_Information supplied:_
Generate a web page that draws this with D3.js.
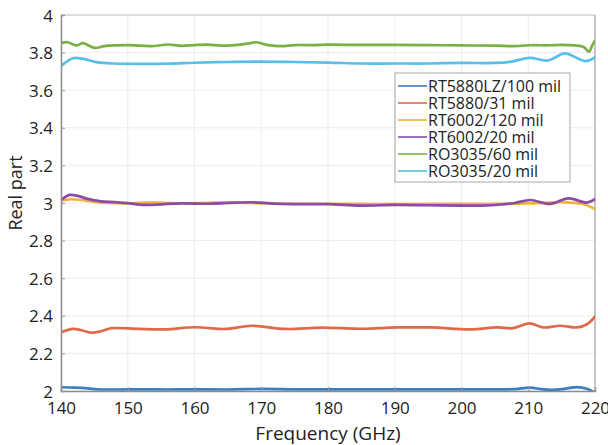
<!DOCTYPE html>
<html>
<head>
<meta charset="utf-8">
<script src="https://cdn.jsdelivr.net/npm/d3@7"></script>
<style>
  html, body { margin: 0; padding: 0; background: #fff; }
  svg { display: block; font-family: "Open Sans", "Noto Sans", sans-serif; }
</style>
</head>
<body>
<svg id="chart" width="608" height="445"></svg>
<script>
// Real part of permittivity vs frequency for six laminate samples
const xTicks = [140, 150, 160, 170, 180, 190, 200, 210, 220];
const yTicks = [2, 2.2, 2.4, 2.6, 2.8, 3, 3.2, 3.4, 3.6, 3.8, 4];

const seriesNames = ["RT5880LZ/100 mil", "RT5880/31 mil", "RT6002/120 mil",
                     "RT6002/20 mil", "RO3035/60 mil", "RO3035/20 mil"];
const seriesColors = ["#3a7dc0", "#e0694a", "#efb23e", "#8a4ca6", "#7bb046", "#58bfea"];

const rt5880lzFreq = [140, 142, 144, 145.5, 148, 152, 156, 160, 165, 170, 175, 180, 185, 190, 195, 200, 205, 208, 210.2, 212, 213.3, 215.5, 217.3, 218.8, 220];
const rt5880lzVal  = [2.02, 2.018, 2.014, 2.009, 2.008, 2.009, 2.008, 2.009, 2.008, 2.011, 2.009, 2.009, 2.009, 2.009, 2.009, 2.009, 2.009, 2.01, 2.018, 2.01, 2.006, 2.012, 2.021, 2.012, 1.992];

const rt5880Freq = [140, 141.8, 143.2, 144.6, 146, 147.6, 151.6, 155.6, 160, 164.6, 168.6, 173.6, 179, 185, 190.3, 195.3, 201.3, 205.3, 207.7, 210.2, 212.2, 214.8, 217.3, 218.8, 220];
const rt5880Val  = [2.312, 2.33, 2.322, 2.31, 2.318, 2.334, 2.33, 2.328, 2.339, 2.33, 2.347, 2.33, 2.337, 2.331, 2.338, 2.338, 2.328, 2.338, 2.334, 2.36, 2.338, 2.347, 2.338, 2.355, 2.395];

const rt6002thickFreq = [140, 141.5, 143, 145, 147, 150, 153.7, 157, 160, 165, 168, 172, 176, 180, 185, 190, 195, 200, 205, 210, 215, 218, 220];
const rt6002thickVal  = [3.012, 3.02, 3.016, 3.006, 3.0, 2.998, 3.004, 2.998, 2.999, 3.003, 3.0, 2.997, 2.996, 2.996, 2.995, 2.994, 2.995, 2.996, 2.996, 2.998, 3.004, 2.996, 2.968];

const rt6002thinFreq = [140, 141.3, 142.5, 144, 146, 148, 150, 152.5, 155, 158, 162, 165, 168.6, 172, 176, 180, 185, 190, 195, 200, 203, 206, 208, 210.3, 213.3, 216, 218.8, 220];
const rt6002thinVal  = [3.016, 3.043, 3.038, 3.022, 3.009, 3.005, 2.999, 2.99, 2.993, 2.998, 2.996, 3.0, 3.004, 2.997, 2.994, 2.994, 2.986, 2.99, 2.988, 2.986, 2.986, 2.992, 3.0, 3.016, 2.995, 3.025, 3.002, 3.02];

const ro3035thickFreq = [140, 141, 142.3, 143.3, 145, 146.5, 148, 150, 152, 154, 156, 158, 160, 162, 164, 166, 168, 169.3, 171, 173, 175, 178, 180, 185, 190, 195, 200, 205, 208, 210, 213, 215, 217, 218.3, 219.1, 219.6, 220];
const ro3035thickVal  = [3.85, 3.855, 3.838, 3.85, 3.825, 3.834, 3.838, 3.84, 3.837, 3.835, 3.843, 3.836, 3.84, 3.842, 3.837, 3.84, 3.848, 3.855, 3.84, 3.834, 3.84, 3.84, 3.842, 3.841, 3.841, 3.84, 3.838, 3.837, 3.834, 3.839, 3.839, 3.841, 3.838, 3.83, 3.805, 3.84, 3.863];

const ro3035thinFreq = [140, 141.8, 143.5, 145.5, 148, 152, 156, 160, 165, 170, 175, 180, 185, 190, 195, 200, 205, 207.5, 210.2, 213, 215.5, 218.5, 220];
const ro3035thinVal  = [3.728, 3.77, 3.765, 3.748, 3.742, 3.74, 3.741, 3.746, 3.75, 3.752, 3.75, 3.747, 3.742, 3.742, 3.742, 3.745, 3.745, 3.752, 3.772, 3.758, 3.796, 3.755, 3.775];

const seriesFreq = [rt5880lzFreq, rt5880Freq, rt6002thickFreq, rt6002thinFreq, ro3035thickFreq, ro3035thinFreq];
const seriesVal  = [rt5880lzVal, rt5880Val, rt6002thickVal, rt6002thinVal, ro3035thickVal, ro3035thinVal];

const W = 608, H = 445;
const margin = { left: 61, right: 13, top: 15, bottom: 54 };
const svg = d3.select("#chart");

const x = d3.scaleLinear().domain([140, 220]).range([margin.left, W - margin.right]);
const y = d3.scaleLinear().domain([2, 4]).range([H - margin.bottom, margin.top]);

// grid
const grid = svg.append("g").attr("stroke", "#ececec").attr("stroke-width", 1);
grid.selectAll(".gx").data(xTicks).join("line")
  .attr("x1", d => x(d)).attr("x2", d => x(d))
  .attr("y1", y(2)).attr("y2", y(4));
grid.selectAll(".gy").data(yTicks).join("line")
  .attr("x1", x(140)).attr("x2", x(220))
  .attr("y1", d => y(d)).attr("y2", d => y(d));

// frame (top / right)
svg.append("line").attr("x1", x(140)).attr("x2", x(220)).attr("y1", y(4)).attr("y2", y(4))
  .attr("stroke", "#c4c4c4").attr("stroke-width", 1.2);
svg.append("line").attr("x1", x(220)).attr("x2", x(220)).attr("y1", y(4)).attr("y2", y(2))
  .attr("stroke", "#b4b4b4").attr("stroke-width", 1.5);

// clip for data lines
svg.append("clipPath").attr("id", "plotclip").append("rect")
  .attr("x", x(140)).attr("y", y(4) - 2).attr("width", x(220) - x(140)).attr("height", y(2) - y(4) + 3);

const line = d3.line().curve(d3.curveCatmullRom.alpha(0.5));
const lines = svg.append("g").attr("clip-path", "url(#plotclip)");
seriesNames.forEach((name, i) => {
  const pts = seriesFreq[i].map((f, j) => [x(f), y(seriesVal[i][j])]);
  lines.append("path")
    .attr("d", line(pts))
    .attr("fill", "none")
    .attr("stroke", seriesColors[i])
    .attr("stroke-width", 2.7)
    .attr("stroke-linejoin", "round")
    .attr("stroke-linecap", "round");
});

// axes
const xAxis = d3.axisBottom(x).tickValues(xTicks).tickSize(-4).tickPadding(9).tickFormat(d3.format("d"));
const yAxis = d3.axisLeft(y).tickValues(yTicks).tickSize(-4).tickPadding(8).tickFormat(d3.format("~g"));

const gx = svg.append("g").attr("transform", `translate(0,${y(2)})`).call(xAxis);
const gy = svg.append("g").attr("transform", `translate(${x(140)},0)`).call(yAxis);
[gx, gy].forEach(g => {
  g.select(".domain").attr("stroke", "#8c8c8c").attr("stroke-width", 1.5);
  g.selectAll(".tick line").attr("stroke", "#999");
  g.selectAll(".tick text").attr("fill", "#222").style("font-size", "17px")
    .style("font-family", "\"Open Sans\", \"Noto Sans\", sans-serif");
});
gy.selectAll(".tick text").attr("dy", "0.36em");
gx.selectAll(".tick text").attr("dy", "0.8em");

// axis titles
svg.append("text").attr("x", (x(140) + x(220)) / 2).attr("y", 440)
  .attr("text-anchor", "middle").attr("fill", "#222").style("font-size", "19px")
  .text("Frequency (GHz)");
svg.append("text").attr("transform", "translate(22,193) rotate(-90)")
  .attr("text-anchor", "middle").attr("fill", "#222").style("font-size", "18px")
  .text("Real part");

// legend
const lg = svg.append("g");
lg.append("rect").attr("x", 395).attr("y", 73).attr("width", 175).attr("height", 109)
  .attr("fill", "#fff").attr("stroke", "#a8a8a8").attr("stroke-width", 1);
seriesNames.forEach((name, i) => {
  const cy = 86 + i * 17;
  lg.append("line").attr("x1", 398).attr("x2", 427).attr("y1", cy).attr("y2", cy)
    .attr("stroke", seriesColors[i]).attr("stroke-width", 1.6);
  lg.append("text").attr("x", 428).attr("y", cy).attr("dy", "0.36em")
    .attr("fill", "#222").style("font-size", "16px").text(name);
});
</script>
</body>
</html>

_What you have to do:_ Your task is to return the lines above, from the first one up to and including the line containing "2.338, 2.355, 2.395];", minus any pictures.

_Solution for this problem:_
Generate a web page that draws this with D3.js.
<!DOCTYPE html>
<html>
<head>
<meta charset="utf-8">
<script src="https://cdn.jsdelivr.net/npm/d3@7"></script>
<style>
  html, body { margin: 0; padding: 0; background: #fff; }
  svg { display: block; font-family: "Open Sans", "Noto Sans", sans-serif; }
</style>
</head>
<body>
<svg id="chart" width="608" height="445"></svg>
<script>
// Real part of permittivity vs frequency for six laminate samples
const xTicks = [140, 150, 160, 170, 180, 190, 200, 210, 220];
const yTicks = [2, 2.2, 2.4, 2.6, 2.8, 3, 3.2, 3.4, 3.6, 3.8, 4];

const seriesNames = ["RT5880LZ/100 mil", "RT5880/31 mil", "RT6002/120 mil",
                     "RT6002/20 mil", "RO3035/60 mil", "RO3035/20 mil"];
const seriesColors = ["#3a7dc0", "#e0694a", "#efb23e", "#8a4ca6", "#7bb046", "#58bfea"];

const rt5880lzFreq = [140, 142, 144, 145.5, 148, 152, 156, 160, 165, 170, 175, 180, 185, 190, 195, 200, 205, 208, 210.2, 212, 213.3, 215.5, 217.3, 218.8, 220];
const rt5880lzVal  = [2.02, 2.018, 2.014, 2.009, 2.008, 2.009, 2.008, 2.009, 2.008, 2.011, 2.009, 2.009, 2.009, 2.009, 2.009, 2.009, 2.009, 2.01, 2.018, 2.01, 2.006, 2.012, 2.021, 2.012, 1.992];

const rt5880Freq = [140, 141.8, 143.2, 144.6, 146, 147.6, 151.6, 155.6, 160, 164.6, 168.6, 173.6, 179, 185, 190.3, 195.3, 201.3, 205.3, 207.7, 210.2, 212.2, 214.8, 217.3, 218.8, 220];
const rt5880Val  = [2.312, 2.33, 2.322, 2.31, 2.318, 2.334, 2.33, 2.328, 2.339, 2.33, 2.347, 2.33, 2.337, 2.331, 2.338, 2.338, 2.328, 2.338, 2.334, 2.36, 2.338, 2.347, 2.338, 2.355, 2.395];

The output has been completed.